Sebastian Brandstäter (UniBw M): Sensitivity Analysis for Biomechanical Models
Uncertainty plays a crucial role in active biomechanical systems, primarily due to their inherent high natural variability. This variability should be considered in any biomechanical modelling endeavour, but particularly when the models are used in clinical decision-making. Most notably, biomechanical models incorporate numerous parameters with imprecise values, leading to uncertainty propagation through the models. Ultimately, this results in uncertain model predictions. Global sensitivity analysis aims to analyse and quantify how much of the prediction uncertainty can be attributed to the individual model input parameters and their interactions.
The talk will introduce global sensitivity analysis methods applicable to studying complex, large-scale computational models such as finite-element models of active biomechanical systems.
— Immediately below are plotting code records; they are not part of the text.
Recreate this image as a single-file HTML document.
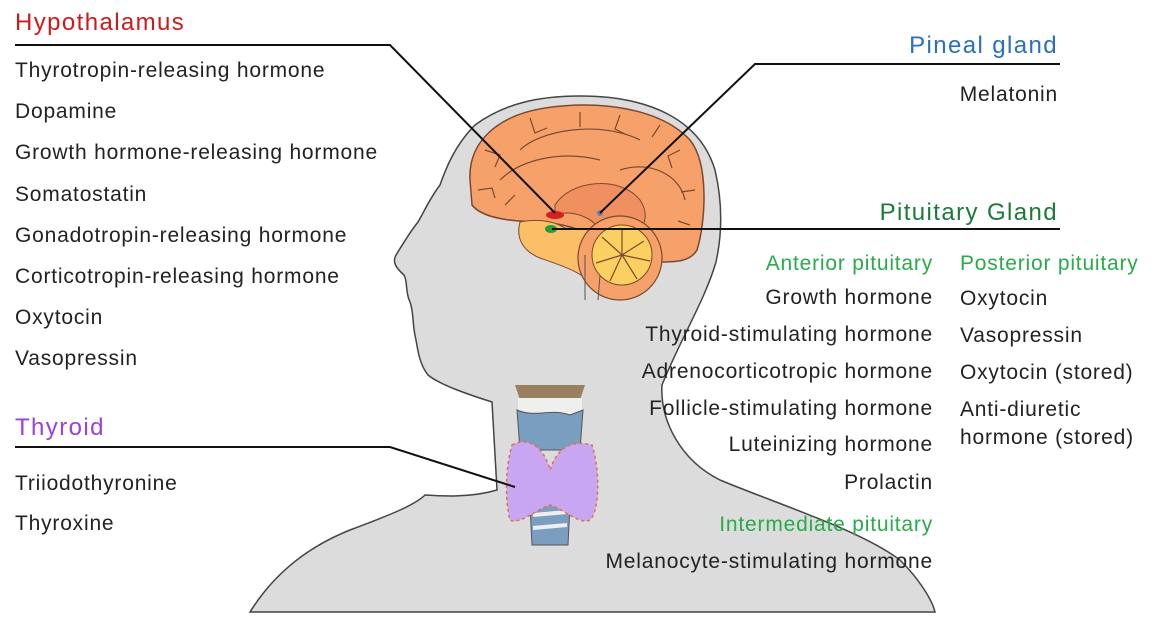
<!DOCTYPE html>
<html><head><meta charset="utf-8"><style>
html,body{margin:0;padding:0;background:#fff;}
svg{display:block}
text{font-family:"Liberation Sans",sans-serif;font-size:21px;letter-spacing:0.8px;fill:#222}
.t{font-size:24px;letter-spacing:1.4px}
</style></head><body>
<svg width="1162" height="633" viewBox="0 0 1162 633" xmlns="http://www.w3.org/2000/svg">
<path d="M250,612 C270,580 300,550 350,530 C390,515 415,505 425,495 C440,496 470,498 497,490 L492,402 C470,395 440,385 428,375 C420,365 418,352 416,340 C412,325 414,312 410,302 C405,292 408,282 404,275 C396,268 392,262 396,255 C404,242 410,232 418,222 C425,210 430,198 440,185 C446,168 455,145 475,125 C505,103 540,96 580,96 C650,96 700,120 715,170 C722,200 723,230 716,262 C705,300 680,340 662,385 C660,420 680,460 720,480 C780,505 860,530 900,560 C920,580 932,600 935,612 Z" fill="#dcdcdc" stroke="#444" stroke-width="1.5"/>
<path d="M470,180 C468,140 500,115 545,108 C600,100 660,108 690,140 C710,165 705,225 697,250 C690,262 675,262 660,262 L600,240 C580,228 565,225 545,222 C510,222 482,218 472,205 Z" fill="#f6a06a" stroke="#7a4a30" stroke-width="1.5"/>
<g stroke="#7a4a30" fill="none" stroke-width="1.2">
<path d="M520,150 C540,130 600,120 640,140 M500,180 C520,160 560,150 600,160 M620,170 C650,160 680,175 685,200 M560,200 C580,180 620,180 640,200"/>
<path d="M485,150 l15,5 l-5,12 M530,118 l5,15 l12,-5 M580,112 l0,15 M620,115 l-5,14 l10,5 M660,125 l-8,12 M680,150 l-12,6 l4,12 M695,190 l-14,2 M690,225 l-12,-4 M478,190 l14,-2 l3,10 M505,205 l10,-10"/>
</g>
<path d="M555,205 C570,180 620,175 640,200 C650,215 645,230 630,238 L600,230 C590,215 570,210 555,215 Z" fill="#f09060" stroke="#7a4a30" stroke-width="1"/>
<path d="M520,222 C540,218 555,222 565,228 L600,230 C610,250 600,275 585,278 C575,270 560,265 540,258 C525,252 515,240 520,222 Z" fill="#fbbf68" stroke="#7a4a30" stroke-width="1"/>
<circle cx="620" cy="258" r="42" fill="#f6a06a" stroke="#7a4a30" stroke-width="1.2"/>
<circle cx="622" cy="255" r="30" fill="#fcd060" stroke="#7a4a30" stroke-width="1"/>
<g stroke="#7a4a30" stroke-width="1.2"><path d="M622,255 l0,-26 M622,255 l22,-14 M622,255 l28,6 M622,255 l15,24 M622,255 l-12,26 M622,255 l-26,8 M622,255 l-20,-18"/></g>
<path d="M585,255 L585,300 M600,275 L598,300" stroke="#555" fill="none"/>
<ellipse cx="555" cy="215" rx="9" ry="4" fill="#d42020"/>
<ellipse cx="551" cy="229" rx="6" ry="4" fill="#2a9a3a"/>
<circle cx="600" cy="213" r="3" fill="#6a7faa"/>
<path d="M515,385 L585,385 L580,400 L520,400 Z" fill="#9a8060"/>
<path d="M518,398 L582,398 L582,420 L518,420 Z" fill="#eef0ee"/>
<path d="M517,410 C535,418 550,408 570,415 L583,410 L580,450 L520,450 Z" fill="#7a9ec0" stroke="#555" stroke-width="1"/>
<path d="M530,505 L570,505 L568,545 L532,545 Z" fill="#7a9ec0" stroke="#555"/>
<path d="M533,515 L567,512 M533,528 L567,525" stroke="#eee" stroke-width="4"/>
<path d="M512,445 C530,435 545,450 550,470 C555,455 565,438 592,445 C600,470 600,510 590,520 C580,525 565,510 550,505 C535,510 520,525 510,520 C505,500 505,470 512,445 Z" fill="#c9a6f2" stroke="#e0704a" stroke-width="1.5" stroke-dasharray="3 3"/>
<g stroke="#111" stroke-width="2" fill="none">
<path d="M15,45 L390,45 L555,213"/>
<path d="M1060,64 L755,64 L600,213"/>
<path d="M1060,229 L552,229"/>
<path d="M15,447 L390,447 L515,487"/>
</g>
<text x="15" y="30" class="t" style="fill:#d01818">Hypothalamus</text>
<text x="15" y="77">Thyrotropin-releasing hormone</text>
<text x="15" y="118">Dopamine</text>
<text x="15" y="159">Growth hormone-releasing hormone</text>
<text x="15" y="201">Somatostatin</text>
<text x="15" y="242">Gonadotropin-releasing hormone</text>
<text x="15" y="283">Corticotropin-releasing hormone</text>
<text x="15" y="324">Oxytocin</text>
<text x="15" y="365">Vasopressin</text>
<text x="15" y="435" class="t" style="fill:#9a40e0">Thyroid</text>
<text x="15" y="490">Triiodothyronine</text>
<text x="15" y="530">Thyroxine</text>
<text x="1058" y="53" text-anchor="end" class="t" style="fill:#2a70c0">Pineal gland</text>
<text x="1058" y="101" text-anchor="end">Melatonin</text>
<text x="1058" y="220" text-anchor="end" class="t" style="fill:#1a7a3a">Pituitary Gland</text>
<g text-anchor="end">
<text x="933" y="270" style="fill:#2aaa4a">Anterior pituitary</text>
<text x="933" y="304">Growth hormone</text>
<text x="933" y="341">Thyroid-stimulating hormone</text>
<text x="933" y="378">Adrenocorticotropic hormone</text>
<text x="933" y="415">Follicle-stimulating hormone</text>
<text x="933" y="451">Luteinizing hormone</text>
<text x="933" y="489">Prolactin</text>
<text x="933" y="531" style="fill:#2aaa4a">Intermediate pituitary</text>
<text x="933" y="568">Melanocyte-stimulating hormone</text>
</g>
<text x="960" y="270" style="fill:#2aaa4a">Posterior pituitary</text>
<text x="960" y="305">Oxytocin</text>
<text x="960" y="342">Vasopressin</text>
<text x="960" y="379">Oxytocin (stored)</text>
<text x="960" y="416">Anti-diuretic</text>
<text x="960" y="444">hormone (stored)</text>
</svg>
</body></html>
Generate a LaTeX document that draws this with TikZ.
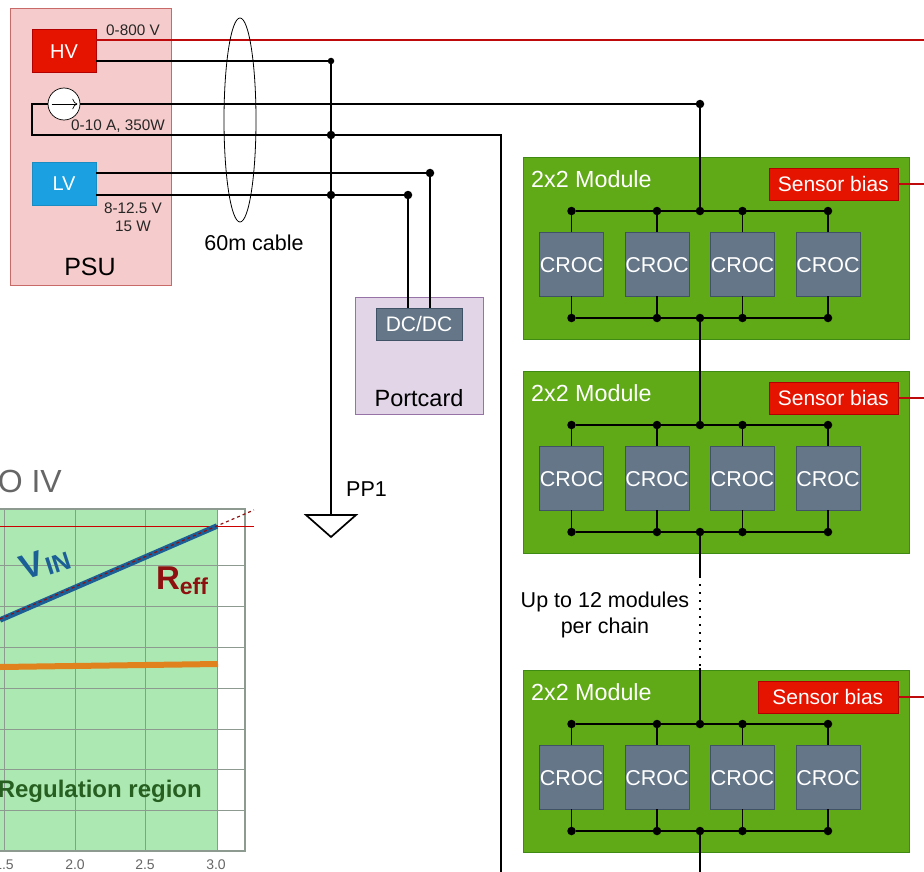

A focus will be placed on computational aspects, such as making the computational burden tractable with data-driven surrogate models. The practical utility of these approaches in studying the biomechanical systems will be demonstrated through examples, including a model of growth and remodelling during the formation of an abdominal aortic aneurysm, drug delivery to a tumour, and the electromechanics of gastric peristalsis.

Ruben Horn (HSU): Energy Efficiency of Molecular(-Continuum) Simulations

Energy consumption is an ever-growing concern in high performance computing (HPC) including simulation studies.
Compared to computationally very expensive molecular dynamic (MD) simulations, coupled scenarios of MD and continuum simulation domains can be used to achieve a tradeoff between reduced energy consumption and sufficient accuracy of the simulation result. Statistical noise in the MD simulation, which dominates the runtime and thus energy consumption, can be alleviated in two ways:
Using MultiMD, an ensemble of multiple independent MD simulations is sampled and the results averaged. This comes at a linear cost to energy and runtime, and logarithmic gain of the signal-to-noise ratio.
Applying a filtering method such as the Gauss filter yields a fixed noise reduction at negligible overhead. Preliminary results show that this method can achieve comparable result to doubling the number of MD simulations.
For simple scenarios with homogeneous particle distribution, the energy-error tradeoff can be described by a simple linear regression model, which allows for selecting the simulation parameters so as to achieve results with a statistical error under a set threshold.
The results for a distribution over a large number of nodes significantly diverge from the model, which appears to be caused by an unaccounted for communication overhead.
Additionally, several other parameters are identified, such as the HPC platform and filtering method, which affect the energy consumption and accuracy of the simulation, but are not yet captured by this model.